Sofia Santacreu

Personal information
- Nationality: Spanish
- Born: 7 February 2006 (age 20) Barcelona, Spain

Sport
- Country: Spain
- Sport: Athletics
- Event: Race walking

Medal record
Women's athletics
Representing Spain
World Team Championships (U20)
| Gold medal – first place | 2024 Antalya | 10 km walk (team) |
| Bronze medal – third place | 2024 Antalya | 10 km walk |
European U20 Championships
| Gold medal – first place | 2023 Jerusalem | 10,000 m walk |
| Gold medal – first place | 2025 Tampere | 10,000 m walk |
European U18 Championships
| Gold medal – first place | 2022 Jerusalem | 5000 metres walk |

= Sofia Santacreu =

Spanish athlete (born 2006)

Sofia Santacreu (born 7 February 2006) is a Spanish race walker and author. She has won European titles at U18 and U20 championships.

==Early life==
She was born in Barcelona where she attended the French Lyceum, graduating in 2024. She started athletics at the age of 11 years-old after many years of ballet.

==Career==
She was coached as a youngster by Sergio Ezquerro. In 2021, she broke the Spanish under-16 record for the 5000m race walk previously set by Mari Cruz Díaz. She won the gold medal in the 5000 metres race walk at the 2022 European Athletics U18 Championships in Jerusalem, Israel at the age of 16 years-old.

In July 2023, she broke the Spanish U18 5000m record set in 1992 by María Vasco, as she won the Spanish U18 title in Gijón. She won the gold medal in the 10,000 metres at the 2023 European Athletics U20 Championships in Jerusalem, Israel, despite being the third youngest of the 26 race walkers entered. She won with a time of 45:59.76, a new Spanish U20 record time.
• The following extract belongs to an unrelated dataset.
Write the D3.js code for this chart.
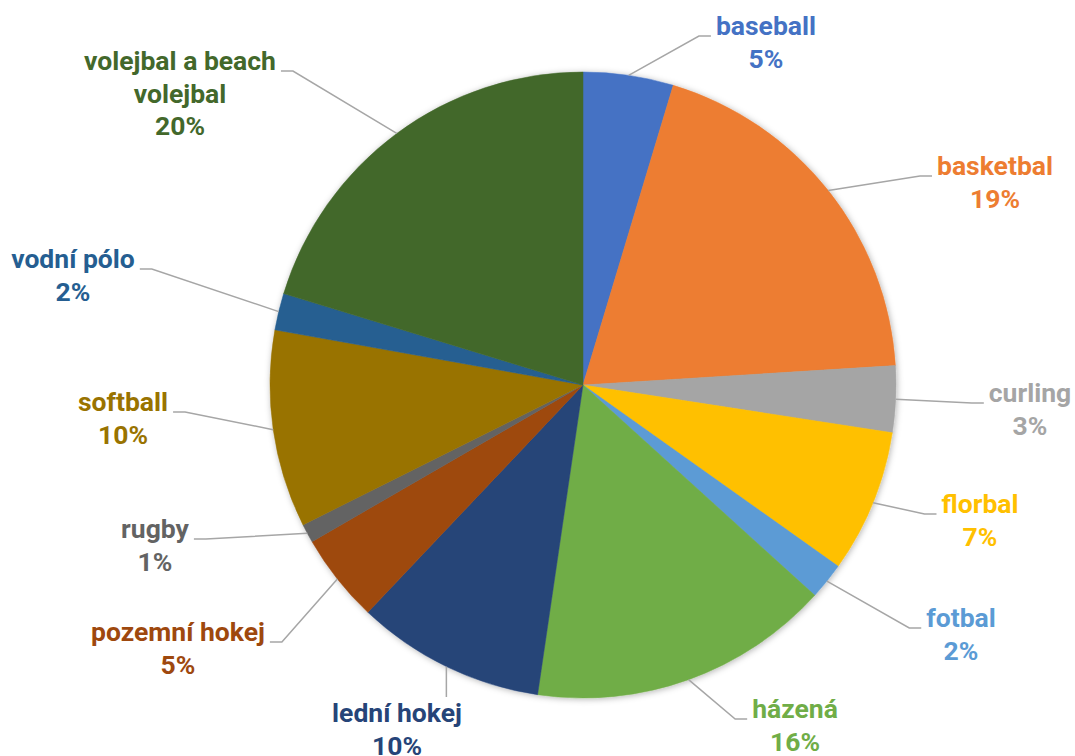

She sustained an injury in her tibialis in November 2023 and her training regime was seriously hampered until March 2024 when she could resume full training. That month, she set a new personal best of 45:25 over 10 km in Valencia. The following month, she competed at the 2024 World Athletics Race Walking Team Championships in Antalya, winning bronze in the U20 race and gold in the team event. That year, Santacreu left her long-term coach Sergio Ezquerro and started training with Alejandro Aragoneses, coach to fellow Spanish race walker Paul McGrath. Competing for Joventut Atlètica Sabadell (JAS) she was second at the Spanish U20 championships in the 5 km walk in 22:37.39, 18 seconds behind the Galician Aldara Meilán who set a new championship record.

In May 2025, she won the women's U20 10,000m race at the European Race Walking Team Championships in the Czech Republic. In July 2025, at the Spanish under-20 championships she won the 5000m race walk in a lifetime best of 21:37.60. In August, she retained her title in the women’s 10,000m race walk at the 2025 European Athletics U20 Championships in Tampere, setting a national U20 record of 43:47.89. In September 2025, she was nominated for the European Athletics female rising star award.

In April, she won the silver medal in the team event having placed fourth, a place behind compatriot Aldara Meilán, in the individual women’s half marathon at the 2026 World Athletics Race Walking Team Championships in Brazil.

==Personal life==
At the age of 14 years-old, she published a book Train with Sofía after a family friend proposed the idea for exercise charts for children admitted to the hospital. The profits of the book have been donated to several social causes.